** Stated goal **
Write out the listing in full, matching it word for word.
^^^^
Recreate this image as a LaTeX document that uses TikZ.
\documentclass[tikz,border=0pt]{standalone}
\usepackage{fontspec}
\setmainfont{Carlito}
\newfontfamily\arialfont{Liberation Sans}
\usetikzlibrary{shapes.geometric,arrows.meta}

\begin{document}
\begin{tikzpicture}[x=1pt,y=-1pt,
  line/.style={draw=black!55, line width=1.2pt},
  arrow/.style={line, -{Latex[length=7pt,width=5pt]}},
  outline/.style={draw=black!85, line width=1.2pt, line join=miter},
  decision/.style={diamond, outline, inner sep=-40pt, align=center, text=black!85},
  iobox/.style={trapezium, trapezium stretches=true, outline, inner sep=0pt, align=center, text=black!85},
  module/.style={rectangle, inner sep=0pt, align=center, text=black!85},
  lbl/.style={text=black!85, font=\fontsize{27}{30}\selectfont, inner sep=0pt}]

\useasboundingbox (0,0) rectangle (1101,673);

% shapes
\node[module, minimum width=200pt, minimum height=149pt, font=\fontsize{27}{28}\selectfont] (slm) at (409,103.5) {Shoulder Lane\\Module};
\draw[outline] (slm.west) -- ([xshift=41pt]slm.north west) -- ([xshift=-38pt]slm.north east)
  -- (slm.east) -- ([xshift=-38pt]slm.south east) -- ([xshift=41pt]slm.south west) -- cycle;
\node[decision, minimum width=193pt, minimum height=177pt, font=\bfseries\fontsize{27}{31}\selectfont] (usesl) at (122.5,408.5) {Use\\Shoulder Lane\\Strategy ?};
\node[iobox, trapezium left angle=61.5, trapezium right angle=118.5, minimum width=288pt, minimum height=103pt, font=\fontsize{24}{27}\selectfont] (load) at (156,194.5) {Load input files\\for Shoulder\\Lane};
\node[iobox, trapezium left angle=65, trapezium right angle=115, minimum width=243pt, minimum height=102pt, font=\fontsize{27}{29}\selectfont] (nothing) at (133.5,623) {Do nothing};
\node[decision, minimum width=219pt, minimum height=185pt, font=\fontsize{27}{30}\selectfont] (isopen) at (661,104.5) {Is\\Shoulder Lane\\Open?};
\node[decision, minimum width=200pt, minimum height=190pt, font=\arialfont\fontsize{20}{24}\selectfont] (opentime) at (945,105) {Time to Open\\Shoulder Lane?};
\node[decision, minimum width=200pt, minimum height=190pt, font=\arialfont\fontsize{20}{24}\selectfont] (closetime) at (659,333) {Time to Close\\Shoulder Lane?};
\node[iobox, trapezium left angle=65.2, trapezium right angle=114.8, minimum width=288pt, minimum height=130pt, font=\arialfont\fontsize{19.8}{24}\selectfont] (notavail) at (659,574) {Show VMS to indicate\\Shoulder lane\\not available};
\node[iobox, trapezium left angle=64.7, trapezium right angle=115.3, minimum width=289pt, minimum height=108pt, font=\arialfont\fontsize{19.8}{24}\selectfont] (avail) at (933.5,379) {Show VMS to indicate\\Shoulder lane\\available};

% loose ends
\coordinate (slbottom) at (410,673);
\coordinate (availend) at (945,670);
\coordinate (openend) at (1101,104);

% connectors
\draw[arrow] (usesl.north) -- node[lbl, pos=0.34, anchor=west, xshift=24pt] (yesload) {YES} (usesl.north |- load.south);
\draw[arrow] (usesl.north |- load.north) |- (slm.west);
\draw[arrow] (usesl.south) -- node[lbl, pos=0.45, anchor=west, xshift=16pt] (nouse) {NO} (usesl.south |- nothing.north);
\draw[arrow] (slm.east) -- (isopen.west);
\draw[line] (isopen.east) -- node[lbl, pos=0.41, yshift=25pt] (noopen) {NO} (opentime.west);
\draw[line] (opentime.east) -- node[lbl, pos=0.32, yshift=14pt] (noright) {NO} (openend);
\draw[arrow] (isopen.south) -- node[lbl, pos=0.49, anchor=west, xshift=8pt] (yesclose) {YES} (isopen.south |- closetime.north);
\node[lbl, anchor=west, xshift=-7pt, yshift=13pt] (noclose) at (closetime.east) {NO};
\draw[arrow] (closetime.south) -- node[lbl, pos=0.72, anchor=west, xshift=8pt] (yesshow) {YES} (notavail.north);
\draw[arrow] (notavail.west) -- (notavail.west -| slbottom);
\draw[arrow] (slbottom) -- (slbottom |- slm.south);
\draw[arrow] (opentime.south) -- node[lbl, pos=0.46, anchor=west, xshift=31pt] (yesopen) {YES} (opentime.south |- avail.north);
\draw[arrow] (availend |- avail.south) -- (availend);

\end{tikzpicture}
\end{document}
^^^^
** Exercise solution **
Recreate this image as a LaTeX document that uses TikZ.
\documentclass[tikz,border=0pt]{standalone}
\usepackage{fontspec}
\setmainfont{Carlito}
\newfontfamily\arialfont{Liberation Sans}
\usetikzlibrary{shapes.geometric,arrows.meta}

\begin{document}
\begin{tikzpicture}[x=1pt,y=-1pt,
  line/.style={draw=black!55, line width=1.2pt},
  arrow/.style={line, -{Latex[length=7pt,width=5pt]}},
  outline/.style={draw=black!85, line width=1.2pt, line join=miter},
  decision/.style={diamond, outline, inner sep=-40pt, align=center, text=black!85},
  iobox/.style={trapezium, trapezium stretches=true, outline, inner sep=0pt, align=center, text=black!85},
  module/.style={rectangle, inner sep=0pt, align=center, text=black!85},
  lbl/.style={text=black!85, font=\fontsize{27}{30}\selectfont, inner sep=0pt}]

\useasboundingbox (0,0) rectangle (1101,673);

% shapes
\node[module, minimum width=200pt, minimum height=149pt, font=\fontsize{27}{28}\selectfont] (slm) at (409,103.5) {Shoulder Lane\\Module};
\draw[outline] (slm.west) -- ([xshift=41pt]slm.north west) -- ([xshift=-38pt]slm.north east)
  -- (slm.east) -- ([xshift=-38pt]slm.south east) -- ([xshift=41pt]slm.south west) -- cycle;
\node[decision, minimum width=193pt, minimum height=177pt, font=\bfseries\fontsize{27}{31}\selectfont] (usesl) at (122.5,408.5) {Use\\Shoulder Lane\\Strategy ?};
\node[iobox, trapezium left angle=61.5, trapezium right angle=118.5, minimum width=288pt, minimum height=103pt, font=\fontsize{24}{27}\selectfont] (load) at (156,194.5) {Load input files\\for Shoulder\\Lane};
\node[iobox, trapezium left angle=65, trapezium right angle=115, minimum width=243pt, minimum height=102pt, font=\fontsize{27}{29}\selectfont] (nothing) at (133.5,623) {Do nothing};
\node[decision, minimum width=219pt, minimum height=185pt, font=\fontsize{27}{30}\selectfont] (isopen) at (661,104.5) {Is\\Shoulder Lane\\Open?};
\node[decision, minimum width=200pt, minimum height=190pt, font=\arialfont\fontsize{20}{24}\selectfont] (opentime) at (945,105) {Time to Open\\Shoulder Lane?};
\node[decision, minimum width=200pt, minimum height=190pt, font=\arialfont\fontsize{20}{24}\selectfont] (closetime) at (659,333) {Time to Close\\Shoulder Lane?};
\node[iobox, trapezium left angle=65.2, trapezium right angle=114.8, minimum width=288pt, minimum height=130pt, font=\arialfont\fontsize{19.8}{24}\selectfont] (notavail) at (659,574) {Show VMS to indicate\\Shoulder lane\\not available};
\node[iobox, trapezium left angle=64.7, trapezium right angle=115.3, minimum width=289pt, minimum height=108pt, font=\arialfont\fontsize{19.8}{24}\selectfont] (avail) at (933.5,379) {Show VMS to indicate\\Shoulder lane\\available};

% loose ends
\coordinate (slbottom) at (410,673);
\coordinate (availend) at (945,670);
\coordinate (openend) at (1101,104);

% connectors
\draw[arrow] (usesl.north) -- node[lbl, pos=0.34, anchor=west, xshift=24pt] (yesload) {YES} (usesl.north |- load.south);
\draw[arrow] (usesl.north |- load.north) |- (slm.west);
\draw[arrow] (usesl.south) -- node[lbl, pos=0.45, anchor=west, xshift=16pt] (nouse) {NO} (usesl.south |- nothing.north);
\draw[arrow] (slm.east) -- (isopen.west);
\draw[line] (isopen.east) -- node[lbl, pos=0.41, yshift=25pt] (noopen) {NO} (opentime.west);
\draw[line] (opentime.east) -- node[lbl, pos=0.32, yshift=14pt] (noright) {NO} (openend);
\draw[arrow] (isopen.south) -- node[lbl, pos=0.49, anchor=west, xshift=8pt] (yesclose) {YES} (isopen.south |- closetime.north);
\node[lbl, anchor=west, xshift=-7pt, yshift=13pt] (noclose) at (closetime.east) {NO};
\draw[arrow] (closetime.south) -- node[lbl, pos=0.72, anchor=west, xshift=8pt] (yesshow) {YES} (notavail.north);
\draw[arrow] (notavail.west) -- (notavail.west -| slbottom);
\draw[arrow] (slbottom) -- (slbottom |- slm.south);
\draw[arrow] (opentime.south) -- node[lbl, pos=0.46, anchor=west, xshift=31pt] (yesopen) {YES} (opentime.south |- avail.north);
\draw[arrow] (availend |- avail.south) -- (availend);

\end{tikzpicture}
\end{document}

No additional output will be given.